Classic rock radio came to life at Bold Sphere Music at Champions Square on Thursday night, courtesy of Bad Company and Joe Walsh. Save for a smattering of deep cuts, both veteran acts kept surprises to a minimum in favor of chiseled versions of their hits.

But their tightly constructed showcases still felt organic, as all involved hail from the old school, which dictates that rock music need not be perfect, just powerful, rendered in real time by flesh-and-blood musicians, however grizzled.

As Walsh noted, it was indeed a “nice night for a concert,” with a cool breeze blowing across the expanse of Champions Square along with the abundant guitar solos.

Bad Company arrived onstage precisely at 6:30 p.m. The current tour was to have featured three survivors from the band’s classic 1970s lineup: vocalist Paul Rodgers, drummer Simon Kirke and guitarist Mick Ralphs. However, Ralphs dropped out before the tour with Walsh launched this month.

Black Crowes guitarist Rich Robinson was appointed the last-minute replacement. Robinson’s pedigree of hard Southern rock with a groove was well-suited to the Bad Company catalog. He mostly dealt with rhythm parts as former Heart guitarist Howard Leese, a touring member of Bad Company since 2008, handled the bulk of the solos.

Quite frankly, Ralphs wasn’t missed. Leese, an American by birth, even rocked a Union Jack guitar. In “Ready for Love,” he carved out an especially sharp solo before squaring off with Robinson for an extended, powerful coda. The duo’s six-string harmonies in “Can’t Get Enough” soared.

Rodgers, one of rock’s great voices, was in top form. His pipes are still robust and full-bodied, even-keeled and soulful. And he didn’t parody himself by overdoing the frontman thing. The occasional microphone stand twirl, foray onto the drum riser or turn on a harmonica — during “Feel Like Makin’ Love” — or piano more than sufficed for theatrics. His singing carried the day.

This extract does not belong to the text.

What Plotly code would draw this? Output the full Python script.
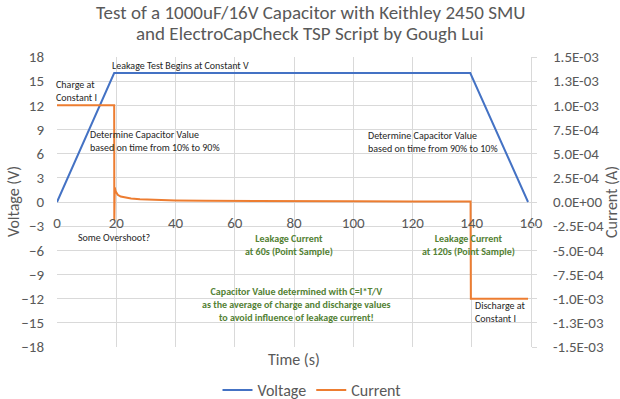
import plotly.graph_objects as go

# ---- data ----
voltage_time = [0, 19.3, 139.5, 159.0]
voltage_values = [0, 16, 16, 0]

current_time = [0, 19.3, 19.35, 19.5, 19.8, 20.5, 21.5, 23, 25, 28, 32, 36, 40,
                50, 60, 80, 100, 120, 139.6, 139.7, 159.0]
current_values = [1.0e-3, 1.0e-3, -1.9e-4, 1.5e-4, 1.1e-4, 7.5e-5, 5.6e-5, 4.4e-5,
                  3.6e-5, 2.9e-5, 2.3e-5, 1.9e-5, 1.6e-5, 1.2e-5, 1.0e-5, 8e-6,
                  7e-6, 6e-6, 5e-6, -1.0e-3, -1.0e-3]

x_ticks = [0, 20, 40, 60, 80, 100, 120, 140, 160]
v_ticks = [-18, -15, -12, -9, -6, -3, 0, 3, 6, 9, 12, 15, 18]
i_ticks = [-1.5e-3, -1.25e-3, -1.0e-3, -7.5e-4, -5.0e-4, -2.5e-4, 0,
           2.5e-4, 5.0e-4, 7.5e-4, 1.0e-3, 1.25e-3, 1.5e-3]
i_tick_labels = ["-1.5E-03", "-1.3E-03", "-1.0E-03", "-7.5E-04", "-5.0E-04", "-2.5E-04",
                 "0.0E+00", "2.5E-04", "5.0E-04", "7.5E-04", "1.0E-03", "1.3E-03", "1.5E-03"]

title_lines = ["Test of a 1000uF/16V Capacitor with Keithley 2450 SMU",
               "and ElectroCapCheck TSP Script by Gough Lui"]

FONT = "Carlito, Calibri, Lato, sans-serif"
GRAY = "#595959"
GRID = "#D9D9D9"
BLUE = "#4472C4"
ORANGE = "#ED7D31"
GREEN = "#548235"
DARK = "#262626"

fig = go.Figure()
fig.add_trace(go.Scatter(x=voltage_time, y=voltage_values, mode="lines", name="Voltage",
                         line=dict(color=BLUE, width=2), yaxis="y"))
fig.add_trace(go.Scatter(x=current_time, y=current_values, mode="lines", name="Current",
                         line=dict(color=ORANGE, width=2), yaxis="y2"))

L, R, T, B = 57, 89, 57, 52
W, H = 620, 399
pw, ph = W - L - R, H - T - B


def px_x(p):
    return (p - L) / pw


def px_y(p):
    return (T + ph - p) / ph


fig.update_layout(
    width=W, height=H,
    margin=dict(l=L, r=R, t=T, b=B, autoexpand=False),
    paper_bgcolor="white", plot_bgcolor="white",
    font=dict(family=FONT, color=GRAY),
    showlegend=True,
    legend=dict(orientation="h", x=px_x(312), xanchor="center",
                y=px_y(390), yanchor="middle",
                font=dict(size=16, color=GRAY, family=FONT), bgcolor="rgba(0,0,0,0)"),
    xaxis=dict(range=[0, 160], tickvals=x_ticks, showgrid=True, gridcolor=GRID, gridwidth=1,
               zeroline=False, showline=False, anchor="free", position=0.5,
               ticks="", ticklabelstandoff=10,
               tickfont=dict(size=15, color=GRAY, family=FONT)),
    yaxis=dict(range=[-18, 18], tickvals=v_ticks, showgrid=True, gridcolor=GRID, gridwidth=1,
               zeroline=False, showline=False, ticks="", ticklabelstandoff=12,
               tickfont=dict(size=15, color=GRAY, family=FONT)),
    yaxis2=dict(range=[-1.5e-3, 1.5e-3], tickvals=i_ticks, ticktext=i_tick_labels,
                overlaying="y", side="right", showgrid=False, zeroline=False,
                showline=True, linecolor=GRID, ticks="outside", ticklen=5, tickcolor=GRID,
                ticklabelstandoff=13,
                tickfont=dict(size=15, color=GRAY, family=FONT)),
)

# title lines
for line, ypix in zip(title_lines, [12, 33]):
    fig.add_annotation(text=line, xref="paper", yref="paper", x=px_x(310), y=px_y(ypix),
                       xanchor="center", yanchor="middle", showarrow=False,
                       font=dict(size=19, color=GRAY, family=FONT))

# axis titles
fig.add_annotation(text="Time (s)", xref="paper", yref="paper",
                   x=px_x(294), y=px_y(359), xanchor="center", yanchor="middle",
                   showarrow=False, font=dict(size=16, color=GRAY, family=FONT))
fig.add_annotation(text="Voltage (V)", xref="paper", yref="paper",
                   x=px_x(13), y=0.5, xanchor="center", yanchor="middle",
                   showarrow=False, textangle=-90,
                   font=dict(size=16, color=GRAY, family=FONT))
fig.add_annotation(text="Current (A)", xref="paper", yref="paper",
                   x=px_x(611), y=0.5, xanchor="center", yanchor="middle",
                   showarrow=False, textangle=-90,
                   font=dict(size=16, color=GRAY, family=FONT))

# call-out texts (text, x, y, anchor, colour, bold, xshift)
notes = [
    ("Charge at<br>Constant I", 0.0, 13.8, "left", DARK, False, -3),
    ("Leakage Test Begins at Constant V", 17.8, 17.0, "left", DARK, False, 0),
    ("Determine Capacitor Value<br>based on time from 10% to 90%", 10.6, 7.6, "left", DARK, False, 0),
    ("Determine Capacitor Value<br>based on time from 90% to 10%", 104.3, 7.4, "left", DARK, False, 0),
    ("Some Overshoot?", 19.3, -4.4, "center", DARK, False, 0),
    ("Leakage Current<br>at 60s (Point Sample)", 78.3, -5.3, "center", GREEN, True, 0),
    ("Leakage Current<br>at 120s (Point Sample)", 139.0, -5.3, "center", GREEN, True, 0),
    ("Capacitor Value determined with C=I*T/V<br>as the average of charge and discharge values"
     "<br>to avoid influence of leakage current!", 81.0, -12.7, "center", GREEN, True, 0),
    ("Discharge at<br>Constant I", 140.5, -13.6, "left", DARK, False, 0),
]
for text, x, y, anchor, color, bold, xs in notes:
    fig.add_annotation(text=f"<b>{text}</b>" if bold else text, x=x, y=y, xref="x", yref="y",
                       xanchor=anchor, yanchor="middle", align=anchor, showarrow=False,
                       xshift=xs, font=dict(size=10, color=color, family=FONT))

fig.write_html("out.html", config={"displayModeBar": False},
               post_script="document.body.style.margin='0px';")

Kirke revisited the fills that have inspired innumerable air drummers. He is not particularly flashy, but he doesn’t need to be while servicing such sturdy, meat-and-potatoes fare. He worked well with Todd Ronning, who built the bass lines that are crucial to so many Bad Company romps. Kirke also stepped out front with an acoustic guitar during “Seagull,” finger-picking the solo himself.

They revived “Gone, Gone, Gone,” one of the few songs written by the late bassist Boz Burrell, and exhumed “Crazy Circles” from the 1979 album “Desolation Angels”; Robinson dressed it up with an acoustic solo as Leese worked a mandolin.

Tough, hard versions of “Rock ’n’ Roll Fantasy” and “Can’t Get Enough” closed the regular set, followed by a swaggering “Bad Company” in the encore. With that, their allotted time was up.

The first words spoken by Walsh upon ambling onstage were a wry “Good morning.”

He has long cultivated a reputation as one of rock’s loons; there was a point in his bleary past when he earned and deserved it. These days, he’s crazy like a fox, playing the goofball onstage while bearing down on a succession of guitars.

As his sixth song of the night, he paid tribute to “my brother and bandmate,” the late Glenn Frey, with “Take It to the Limit.” The video wall behind him alternated pictures of Frey with footage of a guy in a “bat suit” soaring down a mountainside, literally taking it to the limit.

Joe Vitale, one of the two drummers onstage, co-wrote several early Walsh hits. Four backing vocalists provided soul and sass and covered for their leader’s vocal eccentricities. Not that the eccentricities were detrimental — Walsh was just loose enough to make it all seem real.

The epic résumé of his onstage guitar foil, Waddy Wachtel, includes sharing stages and studios with the likes of Jackson Browne, James Taylor, Keith Richards, Stevie Nicks, Bonnie Raitt, Warren Zevon and dozens more. From the opening “Seems to Me” onward, he alternately locked in with Walsh, provided a base upon which the leader could solo or, as in “Rosewood Bitters,” tossed in a slide solo of his own. Together, they put plenty of bite in “In the City” and revved up and elevated “Life in the Fast Lane.”

Walsh introduced “Life’s Been Good” with, “If I would have known I would have to play this song the rest of my life, I would have written something else … possibly.” An onscreen parade of snapshots depicted him with assorted rock-star buddies.

Before “Analog Man,” he copped to being one himself: “I can’t help it.”

However, he updated the “Life’s Been Good” lyric “They write me letters, tell me I’m great” to “They send me emails, tell me I’m great.”

And “Funk #49” was interrupted by a dance party detour that found Walsh and the band boogieing to what sounded like a contemporary dance club track. So maybe he’s a little bit digital after all.

In the encore, he stamped “Rocky Mountain Way” with his signature talk-box guitar effect. It was proudly, and gloriously, analog.